OTE SA: Decisions of 66th Ordinary General Meeting of Shareholders

Hellenic Telecommunications Organization S.A., the Greek full-service telecommunications provider (hereinafter ”OTE” or “OTE S.A.”), held today its 66th Ordinary General Meeting of Shareholders, during which shareholders representing 71.38% of its paid up share capital were present.

During the meeting, the agenda items were discussed and Shareholders approved by majority the Annual Financial Statements of OTE S.A. (Consolidated and Separate) for the fiscal year 2017 (1/1/2017-31/12/2017), with the relevant Board of Directors and Statutory Auditors Reports. Shareholders also approved the distribution of dividend amounting to 0.35 euro per share (1). The ex-dividend date will be Thursday, June 28, 2018 and the dividend payment date will be Wednesday, July 4, 2018.

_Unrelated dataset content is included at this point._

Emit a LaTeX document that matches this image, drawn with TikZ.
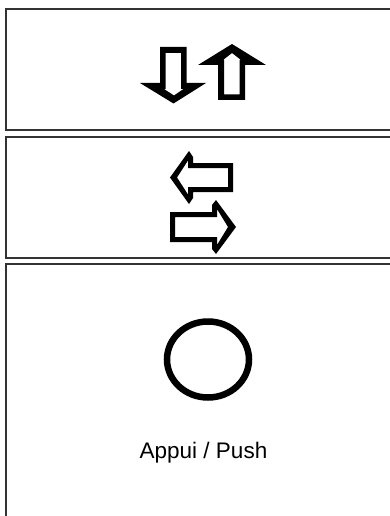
\documentclass[tikz,border=0pt]{standalone}
\usepackage{fontspec}
\setmainfont{Liberation Sans}
\usetikzlibrary{positioning, shapes.geometric}

\begin{document}
\begin{tikzpicture}[
    x=1pt, y=-1pt,
    panel/.style={draw=black!80, line width=1.4pt},
    glyph/.style={fill=black, even odd rule},
    lbl/.style={font=\fontsize{22.5}{27}\selectfont}
  ]
  \useasboundingbox (0,0) rectangle (390,516);
  \clip (0,0) rectangle (390,516);

  % panels
  \draw[panel] (6,9) rectangle (400,130);
  \draw[panel] (6,137) rectangle (400,258);
  \draw[panel] (6,264) rectangle (400,530);

  % down / up
  \fill[glyph] (160,47) -- (186.5,47) -- (186.5,83) -- (206,83) -- (173.5,103.5)
    -- (140,83) -- (160,83) -- cycle
    (165.5,53) -- (181,53) -- (181,89) -- (183.5,89) -- (174,95.5)
    -- (164,89) -- (165.5,89) -- cycle;
  \fill[glyph] (218,100) -- (245,100) -- (245,65) -- (266,65) -- (232,44)
    -- (198,65) -- (218,65) -- cycle
    (224,94.5) -- (239.5,94.5) -- (239.5,60) -- (241,60) -- (232,53)
    -- (223,60) -- (224,60) -- cycle;

  % left / right
  \fill[glyph] (233,163) -- (233,192) -- (193,192) -- (193,198) -- (189,204)
    -- (170,177.5) -- (189,151) -- (193,157) -- (193,163) -- cycle
    (228,168) -- (228,187) -- (188,187) -- (188,194.5) -- (177,177.5)
    -- (188,160.5) -- (188,168) -- cycle;
  \fill[glyph] (170,212) -- (212,212) -- (212,205) -- (216,200) -- (236,227)
    -- (216,254) -- (212,249) -- (212,242) -- (170,242) -- cycle
    (175,217) -- (217,217) -- (217,209) -- (228,227) -- (217,245)
    -- (217,237) -- (175,237) -- cycle;

  % push button
  \node[ellipse, draw, line width=6.5pt, minimum width=82pt,
        minimum height=76pt, inner sep=0pt] (btn) at (208,359.5) {};
  \node[lbl, anchor=base] (push) at (203.5,458) {Appui / Push};
\end{tikzpicture}
\end{document}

By majority, Shareholders also decided:

  • The exoneration of the members of the Board of Directors and the Statutory Auditors of any liability, for the fiscal year 2017, pursuant to article 35 of C.L.2190/1920.
  • The appointment of the Audit Firm "PRICEWATERHOUSECOOPERS S.A." for the statutory audit of the Financial Statements of OTE S.A. (Consolidated and Separate), in accordance with the International Financial Reporting Standards, for the fiscal year 2018.
  • The remuneration, compensation and expenses of the members of the Board of Directors and its Committees for the fiscal year 2017 and determination thereof for the fiscal year 2018.
  • The continuation, for the time period starting from 31.12.2018 until 31.12.2019, of the insurance coverage of the members of the Board of Directors and Officers of OTE S.A. and its affiliated companies, against any liabilities incurred in the exercise of their competences, duties and powers.
  • The amendment of article 2 (Object) of the Company's Articles of Incorporation.
  • The granting of a permission for the Executive Director B.U.COSMOTE TV, Mr. Dimitris Michalakis, pursuant to article 23 par. 1 of C.L. 2190/1920 and article 14 of the Company's Articles of Incorporation in order, on certain conditions, to participate, with remuneration, as a non-executive Board member in the Board of Directors of Saudi Telecoms subsidiary company “Intigral”, based in Riyadh, Saudi Arabia.

In addition, due to expiration of the current Board term of office, a ten-member Board of Directors was elected for a three-year term, in accordance with the provisions of the Law and the Company's Articles of Incorporation, consisting of Michael Tsamaz, Panagiotis Tambourlos, Charalambos Mazarakis, Srinivasan Gopalan, Robert Hauber, Michael Wilkens, Kyra Orth, Andreas Psathas, Ioannis Floros and Panagiotis Skevofylax. The members Panagiotis Tabourlos and Andreas Psathas were appointed as independent members.

Following the conclusion of the Ordinary General Meeting of Shareholders, ΟΤΕ's Board of Directors was formed into a body corporate, pursuant to the article 9 par.1, 2 & 3 of the Company's Articles of Incorporation as follows:

  • Mr. Michael Tsamaz, Chairman and CEO, Εxecutive member
  • Mr. Panagiotis Tabourlos, Vice-Chairman, Independent Non-executive member
  • Mr. Charalampos Mazarakis, Executive member
  • Mr. Srinivasan Gopalan, Non-executive member
  • Dr. Robert Hauber, Non-executive member
  • Mr. Michael Wilkens, Non-executive member
  • Mrs. Kyra Orth, Non-executive member
  • Mr. Andreas Psathas, Independent Non-executive member
  • Mr. Ioannis Floros, Non-executive member
  • Mr. Panagiotis Skevofylax, Non-executive member

In the composition of the Board of Directors participating for the first time Mrs. Kyra Orth and Messers Michael Wilkens and Ioannis Floros.

(1) Given that own shares do not receive dividend, the total amount of the dividend per share that will be paid out, will be increased by taking into account the amount of the dividend corresponding to the own shares held by the Company at ex-dividend date.